Jimmy Fallon
Stand-up specials
Acoustic guitar, nineties impressions, and an aggressive eagerness to be liked.
When he performs standup, he rarely relies on traditional joke structure. He walks out with a guitar, slaps at the strings, and drops into a sequence of celebrity impressions. He breaks his own tension constantly. He giggles before a punchline lands, ducking his head and smiling out at the crowd, signaling that he thinks the bit is as goofy as they do. The act depends heavily on full-body commitment, like pacing the stage to replicate a walking Troll doll.

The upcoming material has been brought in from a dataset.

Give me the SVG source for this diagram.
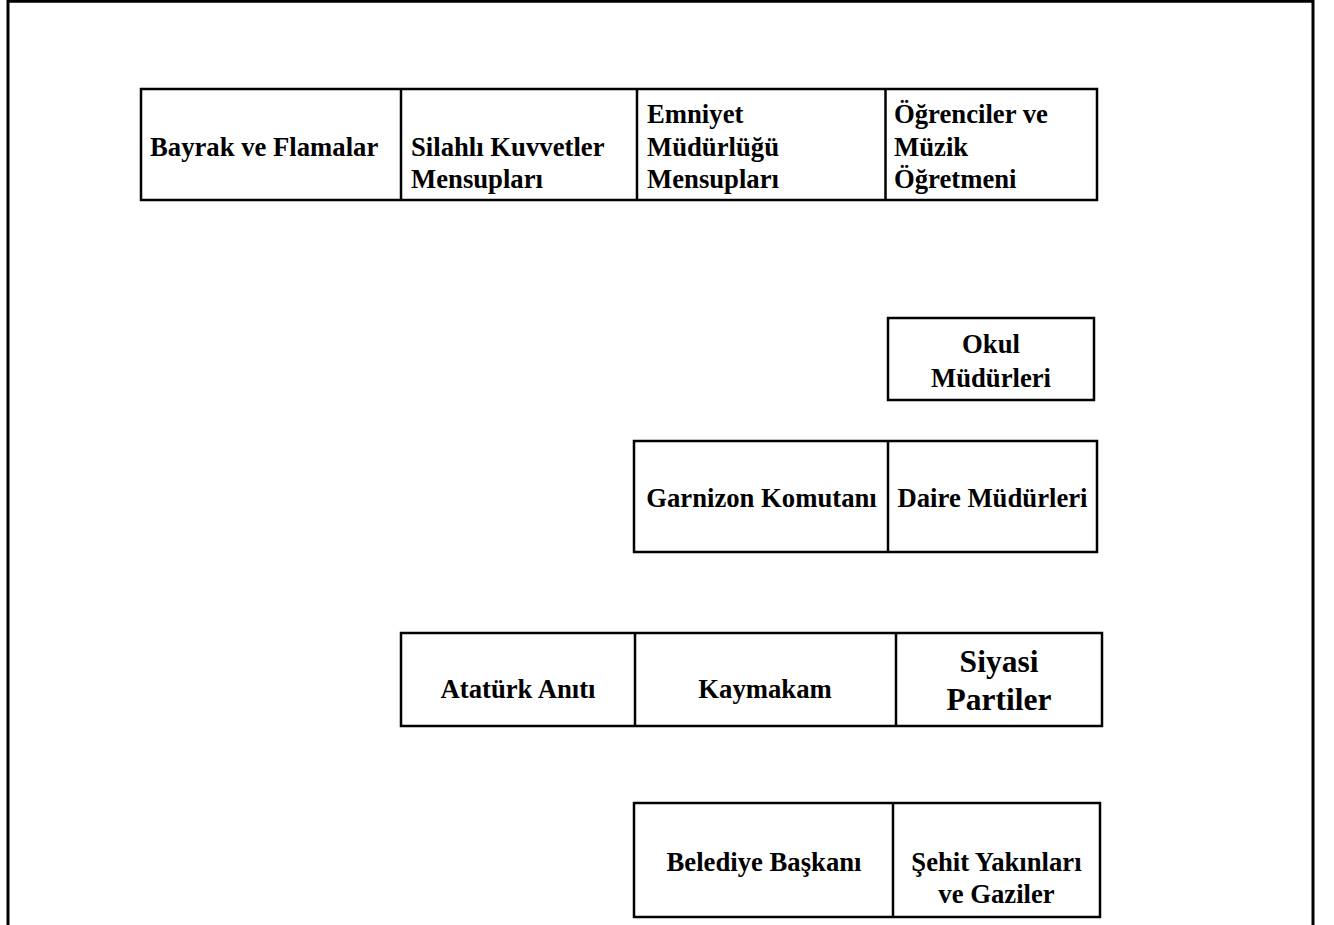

His pure standup exists mostly as a time capsule from the early two-thousands, before television consumed his schedule. Because he transitioned into a permanent fixture of broadcast late-night, his club and theater act serves as a blueprint for the musical sketches he runs on a network budget. He is an entertainer in the old-school variety sense, more comfortable holding a room together than digging into his own life with a microphone.
His primary hour from this era, The Bathroom Wall, functions almost like a sketch show without a supporting cast. He strings together pop culture nostalgia, college-rock parodies, and polite observational humor. The material is built to make a theater audience cheer the moment they recognize the reference.
His background in ensemble television trained him to get in and out of a premise fast. When an impression runs out of momentum, he abandons it and strums his way straight into the next one.